Schon bei der Besetzung offenbart sich das von Joel Edgerton an den Tag gelegte Fingerspitzengefühl. Nicht umsonst besetzte er die Rolle des Simon mit Jason Bateman, einem normalerweise auf die Rolle des komischen Zeitgenossen spezialisierten Schauspieler. Rebecca Hall blieb in den vergangenen Jahren stets unauffällig und überzeugt auch hier gerade durch ihre unaufgeregte Spielweise, während Joel Edgerton sich in seinen letzten Projekten durch eine ungeheure Wandlungsfähigkeit auszeichnete und damit auch in «The Gift» nie richtig eingeschätzt werden kann. Der mit Abstand größte Pluspunkt an diesem Thrillerdrama bleibt jedoch das Skript. Wenngleich sich gerade die letzten zwanzig Minuten aufgrund des besagten Plottwists als die dynamischsten erweisen, besticht «The Gift» vor allem in den Stunden zuvor durch seine gemächliche Erzählweise.
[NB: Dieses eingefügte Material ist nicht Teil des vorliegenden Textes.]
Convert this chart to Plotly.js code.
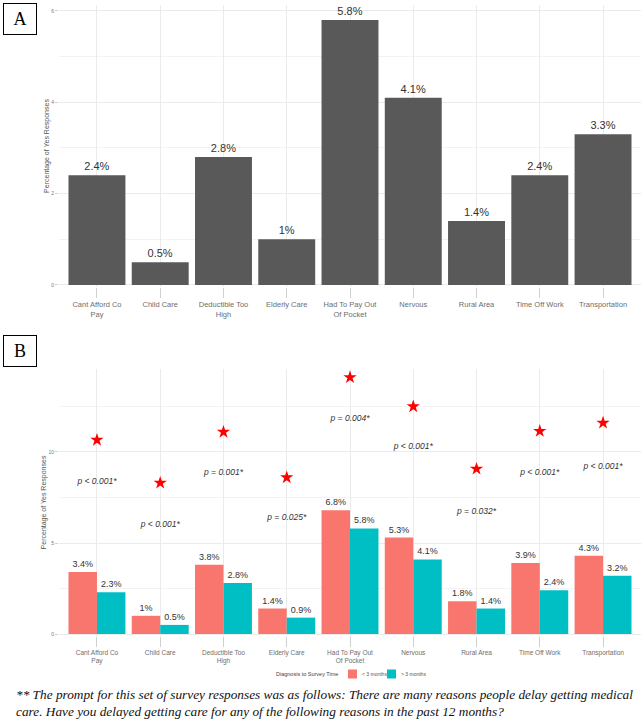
<!DOCTYPE html>
<html><head><meta charset="utf-8">
<script src="https://cdn.plot.ly/plotly-3.0.1.min.js"></script>
<style>body{margin:0;background:#fff}#chart{width:643px;height:720px}</style>
</head><body><div id="chart"></div>
<script>
const categories = ["Cant Afford Co Pay","Child Care","Deductible Too High","Elderly Care","Had To Pay Out Of Pocket","Nervous","Rural Area","Time Off Work","Transportation"];
const tickLabels = ["Cant Afford Co<br>Pay","Child Care","Deductible Too<br>High","Elderly Care","Had To Pay Out<br>Of Pocket","Nervous","Rural Area","Time Off Work","Transportation"];
const overallPct = [2.4,0.5,2.8,1,5.8,4.1,1.4,2.4,3.3];
const under3Pct = [3.4,1,3.8,1.4,6.8,5.3,1.8,3.9,4.3];
const over3Pct = [2.3,0.5,2.8,0.9,5.8,4.1,1.4,2.4,3.2];
const pLabels = ["p < 0.001*","p < 0.001*","p = 0.001*","p = 0.025*","p = 0.004*","p < 0.001*","p = 0.032*","p < 0.001*","p < 0.001*"];
const starY = [10.66,8.3,11.1,8.6,14.1,12.5,9.07,11.15,11.6];
const pLabelY = [8.35,6.0,8.85,6.4,11.8,10.3,6.7,8.85,9.2];
const legendTitle = "Diagnosis to Survey Time";
const legendNames = ["< 3 months","> 3 months"];
const seriesColors = ["#F8766D","#00BFC4"];
const yTitle = "Percentage of Yes Responses";
const footnote = "** The prompt for this set of survey responses was as follows: There are many reasons people delay getting medical<br>care. Have you delayed getting care for any of the following reasons in the past 12 months?";

const W = 643, H = 720;
const px = v => v / W, py = v => 1 - v / H;
const FONT = "Liberation Sans, Arial, sans-serif";
const pct = a => a.map(v => v + "%");

const traces = [
  {type:"bar", x:categories, y:overallPct, xaxis:"x", yaxis:"y", marker:{color:"#595959"},
   text:pct(overallPct), textposition:"outside", textfont:{size:11, color:"#333", family:FONT},
   cliponaxis:false, showlegend:false, hoverinfo:"skip"},
  {type:"bar", x:categories, y:under3Pct, xaxis:"x2", yaxis:"y2", name:legendNames[0], marker:{color:seriesColors[0]},
   text:pct(under3Pct), textposition:"outside", textfont:{size:9, color:"#333", family:FONT},
   cliponaxis:false, offsetgroup:"a", showlegend:false},
  {type:"bar", x:categories, y:over3Pct, xaxis:"x2", yaxis:"y2", name:legendNames[1], marker:{color:seriesColors[1]},
   text:pct(over3Pct), textposition:"outside", textfont:{size:9, color:"#333", family:FONT},
   cliponaxis:false, offsetgroup:"b", showlegend:false},
  {type:"scatter", mode:"markers", x:categories, y:starY, xaxis:"x2", yaxis:"y2",
   marker:{symbol:"star", size:10, color:"red"}, showlegend:false, cliponaxis:false},
  {type:"scatter", mode:"text", x:categories, y:pLabelY, xaxis:"x2", yaxis:"y2",
   text:pLabels, textfont:{size:8.5, color:"#333", family:FONT, style:"italic"}, showlegend:false, cliponaxis:false}
];

const xcommon = {type:"category", range:[-0.6, 8.6], domain:[px(59), px(641)],
  tickvals:categories, ticktext:tickLabels, showgrid:true, gridcolor:"#ebebeb", gridwidth:1,
  zeroline:false, showline:false, ticks:"outside", ticklen:10, tickcolor:"#d0d0d0",
  tickfont:{size:7.5, color:"#6e6e6e", family:FONT}};

// manual legend (swatches + labels)
const legShapes = [348, 387].map((x0, i) => ({type:"rect", xref:"paper", yref:"paper",
  x0:px(x0), x1:px(x0 + 9), y0:py(678.5), y1:py(669.5), fillcolor:seriesColors[i], line:{width:0}}));
const legAnn = [
  {text:legendTitle, x:px(340), xanchor:"right", size:5.5, color:"#444"},
  {text:legendNames[0], x:px(359.5), xanchor:"left", size:5, color:"#555"},
  {text:legendNames[1], x:px(398.5), xanchor:"left", size:5, color:"#555"}
].map(a => ({text:a.text, xref:"paper", yref:"paper", x:a.x, xanchor:a.xanchor, y:py(674), yanchor:"middle",
  showarrow:false, font:{size:a.size, color:a.color, family:FONT}}));

const layout = {
  width:W, height:H, margin:{l:0,r:0,t:0,b:0}, paper_bgcolor:"#fff", plot_bgcolor:"#fff",
  font:{family:FONT}, bargap:0.1, bargroupgap:0, barmode:"group", showlegend:false,
  xaxis: Object.assign({}, xcommon, {anchor:"y"}),
  xaxis2: Object.assign({}, xcommon, {anchor:"y2", tickfont:{size:6.5, color:"#6e6e6e", family:FONT}}),
  yaxis: {domain:[py(287), py(5)], range:[-0.044, 6.13], dtick:2, tick0:0, showgrid:true, gridcolor:"#ebebeb",
    zeroline:false, ticks:"outside", ticklen:3, tickcolor:"#d0d0d0", tickfont:{size:5, color:"#777"},
    minor:{dtick:1, tick0:0, showgrid:true, gridcolor:"#f3f3f3"}, anchor:"x",
    title:{text:yTitle, font:{size:7, color:"#555"}, standoff:0}},
  yaxis2: {domain:[py(636), py(369)], range:[-0.11, 14.56], dtick:5, tick0:0, showgrid:true, gridcolor:"#ebebeb",
    zeroline:false, ticks:"outside", ticklen:3, tickcolor:"#d0d0d0", tickfont:{size:5, color:"#777"},
    minor:{dtick:2.5, tick0:0, showgrid:true, gridcolor:"#f3f3f3"}, anchor:"x2",
    title:{text:yTitle, font:{size:7, color:"#555"}, standoff:0}},
  shapes: legShapes,
  annotations:[
    {text:"A", xref:"paper", yref:"paper", x:px(20), y:py(19), xanchor:"center", yanchor:"middle", showarrow:false,
     font:{family:"Liberation Serif, Times New Roman, serif", size:18, color:"#000"}, bordercolor:"#000", borderwidth:1,
     width:32, height:30, borderpad:0, bgcolor:"#fff"},
    {text:"B", xref:"paper", yref:"paper", x:px(20), y:py(351), xanchor:"center", yanchor:"middle", showarrow:false,
     font:{family:"Liberation Serif, Times New Roman, serif", size:18, color:"#000"}, bordercolor:"#000", borderwidth:1,
     width:32, height:30, borderpad:0, bgcolor:"#fff"},
    {text:footnote, xref:"paper", yref:"paper", x:px(14), y:py(702.5), xanchor:"left", yanchor:"middle", align:"left",
     showarrow:false, font:{family:"Liberation Serif, Times New Roman, serif", size:13.3, color:"#111", style:"italic"}}
  ].concat(legAnn)
};

Plotly.newPlot("chart", traces, layout, {displayModeBar:false, staticPlot:true});
</script>
</body></html>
Mit Ausnahme einer Albtraumsequenz ist Edgertons Werk frei von Jumpscares und spielt mithilfe offen bleibender Fragen mit der Ungewissheit des Publikums. Edgerton weiß, dass sich die Spannung mit der Auflösung sämtlicher Szenerien durchaus zerschlagen lässt. Daher belässt er es in entscheidenden Momenten dabei, das Geschehen der Fantasie zu überlassen und inszeniert auch das Finale von «The Gift» offen. Das könnte bei manchen Zuschauern vielleicht auf Ablehnung stoßen und man weiß nicht so ganz, ob Edgerton mit seinem Film wirklich schon am Ende war – denn irgendwie kann man sich an den Eskapaden um Gordo, Simon und Robyn gar nicht satt sehen.

Fazit: Mit «The Gift» liefert Joel Edgerton ein brillantes Regiedebüt ab, das Erwartungen zerschlägt, Gut und Böse verschwimmen lässt und menschliche Abgründe enttarnt, die uns letztlich darüber nachdenken lassen, ob nicht in allen von uns ein Funken Gordo steckt. Einer der besten Filme des Jahres!

«The Gift» ist ab dem 26. November in den deutschen Kinos zu sehen.